» **PROBLEM DETAILS**: In the material below, find all lines with the string "this" and copy them.

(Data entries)

* Start *

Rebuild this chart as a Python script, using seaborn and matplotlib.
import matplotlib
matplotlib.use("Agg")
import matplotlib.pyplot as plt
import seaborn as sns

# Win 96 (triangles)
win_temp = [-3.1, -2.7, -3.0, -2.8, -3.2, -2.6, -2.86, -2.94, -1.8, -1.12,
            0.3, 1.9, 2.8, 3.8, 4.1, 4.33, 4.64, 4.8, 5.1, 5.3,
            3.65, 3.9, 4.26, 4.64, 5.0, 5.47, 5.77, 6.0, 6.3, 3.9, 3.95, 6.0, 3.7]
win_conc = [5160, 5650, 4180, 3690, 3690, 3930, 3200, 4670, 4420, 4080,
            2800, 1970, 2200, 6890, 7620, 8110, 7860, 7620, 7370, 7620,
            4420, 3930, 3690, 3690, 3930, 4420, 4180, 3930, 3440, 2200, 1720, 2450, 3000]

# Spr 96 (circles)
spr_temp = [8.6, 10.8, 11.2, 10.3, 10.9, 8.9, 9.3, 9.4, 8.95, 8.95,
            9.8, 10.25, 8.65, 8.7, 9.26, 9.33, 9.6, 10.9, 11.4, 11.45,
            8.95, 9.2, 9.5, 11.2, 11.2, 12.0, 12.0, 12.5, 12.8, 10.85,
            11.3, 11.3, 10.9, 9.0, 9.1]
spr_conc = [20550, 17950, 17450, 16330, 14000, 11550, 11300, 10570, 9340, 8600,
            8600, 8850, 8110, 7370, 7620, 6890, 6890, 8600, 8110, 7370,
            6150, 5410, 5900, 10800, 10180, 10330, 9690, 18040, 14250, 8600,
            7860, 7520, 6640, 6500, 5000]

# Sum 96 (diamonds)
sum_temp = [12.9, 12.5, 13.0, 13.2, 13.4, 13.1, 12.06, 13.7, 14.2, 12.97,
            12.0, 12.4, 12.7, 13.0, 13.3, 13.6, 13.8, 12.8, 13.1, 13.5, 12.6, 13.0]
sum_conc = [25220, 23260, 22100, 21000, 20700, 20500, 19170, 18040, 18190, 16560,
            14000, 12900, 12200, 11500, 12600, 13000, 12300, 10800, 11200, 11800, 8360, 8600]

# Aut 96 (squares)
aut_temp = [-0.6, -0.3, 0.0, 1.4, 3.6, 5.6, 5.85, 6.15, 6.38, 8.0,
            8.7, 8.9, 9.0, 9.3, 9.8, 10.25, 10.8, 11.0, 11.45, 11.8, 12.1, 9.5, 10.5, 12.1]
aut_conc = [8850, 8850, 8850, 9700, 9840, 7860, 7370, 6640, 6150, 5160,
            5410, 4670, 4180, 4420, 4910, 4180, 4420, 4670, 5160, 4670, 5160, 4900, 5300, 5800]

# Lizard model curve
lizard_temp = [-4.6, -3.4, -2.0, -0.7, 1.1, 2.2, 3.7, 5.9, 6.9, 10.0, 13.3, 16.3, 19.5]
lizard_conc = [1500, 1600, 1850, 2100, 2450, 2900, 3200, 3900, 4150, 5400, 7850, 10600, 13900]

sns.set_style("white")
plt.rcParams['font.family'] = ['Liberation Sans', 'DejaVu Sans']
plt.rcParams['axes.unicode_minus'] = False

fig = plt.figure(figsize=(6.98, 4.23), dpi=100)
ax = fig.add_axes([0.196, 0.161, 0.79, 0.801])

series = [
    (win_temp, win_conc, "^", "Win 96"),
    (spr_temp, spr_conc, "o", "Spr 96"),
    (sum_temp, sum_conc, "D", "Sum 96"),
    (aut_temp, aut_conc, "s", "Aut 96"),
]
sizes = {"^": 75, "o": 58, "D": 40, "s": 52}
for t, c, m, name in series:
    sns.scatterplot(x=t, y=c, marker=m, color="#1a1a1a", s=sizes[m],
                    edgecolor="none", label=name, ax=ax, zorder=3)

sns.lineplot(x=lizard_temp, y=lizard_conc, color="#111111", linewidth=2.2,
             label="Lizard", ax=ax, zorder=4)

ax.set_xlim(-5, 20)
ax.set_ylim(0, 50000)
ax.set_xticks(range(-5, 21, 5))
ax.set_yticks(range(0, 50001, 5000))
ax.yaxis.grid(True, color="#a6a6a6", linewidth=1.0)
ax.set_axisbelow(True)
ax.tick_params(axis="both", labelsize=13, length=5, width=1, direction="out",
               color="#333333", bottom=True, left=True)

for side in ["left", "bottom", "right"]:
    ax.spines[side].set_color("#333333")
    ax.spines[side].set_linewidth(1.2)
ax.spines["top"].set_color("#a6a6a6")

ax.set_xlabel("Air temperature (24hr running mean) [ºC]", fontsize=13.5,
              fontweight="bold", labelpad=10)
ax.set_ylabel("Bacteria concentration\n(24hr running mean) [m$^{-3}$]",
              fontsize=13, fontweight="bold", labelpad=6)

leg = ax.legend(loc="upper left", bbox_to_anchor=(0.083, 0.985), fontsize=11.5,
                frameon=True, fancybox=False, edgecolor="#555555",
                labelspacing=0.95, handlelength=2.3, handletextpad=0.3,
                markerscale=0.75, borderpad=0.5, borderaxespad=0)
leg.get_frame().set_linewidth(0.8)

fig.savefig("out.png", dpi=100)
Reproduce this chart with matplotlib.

* End *

» **RESULT**:
Rebuild this chart as a Python script, using seaborn and matplotlib.
Reproduce this chart with matplotlib.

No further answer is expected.